The law is about forced marriage—we did not call it “forced cohabitation”. In addition, it does not cover every arrangement that people are forced into: the CPS definition that I outlined says that you have to fall into a religious arrangement that is a binding agreement. By calling the arrangement “forced marriage” we gave those people coming to the criminal courts—at great risk—the expectation that their arrangement would, for that purpose, be treated in our law as a marriage. But we did not go on and fulfil our obligations to ensure that they were safeguarded financially and received the anonymity that they need to come forward. I am grateful that my noble friend has said that we will consider this further and I hope that there will be a meeting with interested parties.
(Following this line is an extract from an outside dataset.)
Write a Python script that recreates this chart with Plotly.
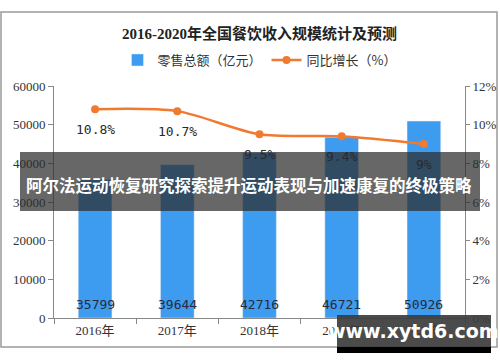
import plotly.graph_objects as go

years = ["2016年", "2017年", "2018年", "2019年", "2020年"]
sales = [35799, 39644, 42716, 46721, 50926]
growth = [10.8, 10.7, 9.5, 9.4, 9.0]
growth_labels = ["10.8%", "10.7%", "9.5%", "9.4%", "9%"]

title_text = "2016-2020年全国餐饮收入规模统计及预测"
banner_text = "阿尔法运动恢复研究探索提升运动表现与加速康复的终极策略"
mark_text = "www.xytd6.com"

BLUE = "#3d9bf0"
ORANGE = "#f07a30"
SERIF = "Liberation Serif, Noto Sans CJK SC"
CJK = "Noto Sans CJK SC"
MONO = "DejaVu Sans Mono, monospace"

L, R, T, B = 54, 35, 86, 44
W, H = 500, 362
pw, ph = W - L - R, H - T - B


def px(x):
    return (x - L) / pw


def py(y):
    return (H - B - y) / ph


fig = go.Figure()
fig.add_trace(go.Bar(
    x=years, y=sales, name="零售总额（亿元）", marker_color=BLUE, width=0.41,
))
fig.add_trace(go.Scatter(
    x=years, y=growth, name="同比增长（%）", yaxis="y2", mode="lines+markers",
    line=dict(color=ORANGE, width=2.5, shape="spline", smoothing=0.8),
    marker=dict(color=ORANGE, size=8),
))

annotations = []
for yr, v in zip(years, sales):
    annotations.append(dict(x=yr, y=0, xref="x", yref="y", text=str(v), showarrow=False,
                            yshift=14, font=dict(family=MONO, size=13, color="#2a2a3a")))
for yr, g, lab in zip(years, growth, growth_labels):
    annotations.append(dict(x=yr, y=g, xref="x", yref="y2", text=lab, showarrow=False,
                            yshift=-20, font=dict(family=MONO, size=13, color="#2a2a2a")))

annotations.append(dict(x=0.5, y=py(33), xref="paper", yref="paper", text="<b>" + title_text + "</b>",
                        xanchor="center", yanchor="middle",
                        showarrow=False, font=dict(family=SERIF, size=15, color="#222222")))
annotations.append(dict(x=px(249), y=py(185), xref="paper", yref="paper", text="<b>" + banner_text + "</b>",
                        xanchor="center", yanchor="middle",
                        showarrow=False, font=dict(family=CJK, size=16.5, color="white")))
annotations.append(dict(x=px(413), y=py(331), xref="paper", yref="paper", text="<b>" + mark_text + "</b>",
                        xanchor="center", yanchor="middle",
                        showarrow=False, font=dict(family="DejaVu Sans, sans-serif", size=19, color="white")))

shapes = [
    dict(type="rect", xref="paper", yref="paper", x0=px(1), x1=px(497), y0=py(12), y1=py(347),
         line=dict(color="#9a9a9a", width=1.5), fillcolor="rgba(0,0,0,0)", layer="below"),
    dict(type="rect", xref="paper", yref="paper", x0=px(20), x1=px(480), y0=py(152), y1=py(211),
         line=dict(width=0), fillcolor="rgba(45,45,45,0.72)", layer="above"),
    dict(type="rect", xref="paper", yref="paper", x0=px(337), x1=px(491), y0=py(315), y1=py(353),
         line=dict(width=0), fillcolor="rgba(60,60,60,0.92)", layer="above"),
    dict(type="rect", xref="paper", yref="paper", x0=px(337), x1=px(491), y0=py(347), y1=py(353),
         line=dict(width=0), fillcolor="black", layer="above"),
]

fig.update_layout(
    width=W, height=H, margin=dict(l=L, r=R, t=T, b=B, autoexpand=False),
    paper_bgcolor="white", plot_bgcolor="white",
    showlegend=True,
    legend=dict(orientation="h", x=0.5, xanchor="center", y=py(60), yanchor="middle",
                xref="paper", yref="paper", font=dict(family=CJK, size=13, color="#333333"),
                traceorder="normal"),
    xaxis=dict(type="category", tickson="boundaries", ticks="outside", ticklen=5, tickcolor="#888888",
               showline=True, linecolor="#888888", linewidth=1,
               tickfont=dict(family=SERIF, size=13, color="#333333"), showgrid=False),
    yaxis=dict(range=[0, 60000], dtick=10000, ticks="outside", ticklen=5, tickcolor="#888888",
               showline=True, linecolor="#888888", showgrid=False, zeroline=False,
               tickfont=dict(family=SERIF, size=13, color="#333333"), tickformat="d"),
    yaxis2=dict(range=[0, 12], dtick=2, overlaying="y", side="right", ticksuffix="%",
                ticks="outside", ticklen=4, tickcolor="#888888", showline=True, linecolor="#888888",
                showgrid=False, zeroline=False, tickfont=dict(family=SERIF, size=13, color="#333333")),
    annotations=annotations, shapes=shapes, bargap=0.59,
)

fig.write_html("out.html", config={"displayModeBar": False},
               post_script="document.body.style.margin='0';document.body.style.overflow='hidden';")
I also want to state that I am very disappointed with this debate. I specifically did not put this into the sharia review, because it is about religious marriages. The law does not say that coercion and force come under that umbrella but suddenly we have entered that realm. This is about religious marriages, and I have come across instances of these issues in all kinds of religious settings. We need to be incredibly careful, on a day like today when British Muslims are upset by the news, about putting something that is about legal rights, technicalities and procedure under that banner. I was so careful to ensure that this could not be badged like this and I am disappointed that that is what has happened and that it has not been considered along with other issues. This is much wider than that. I beg leave to withdraw the amendment.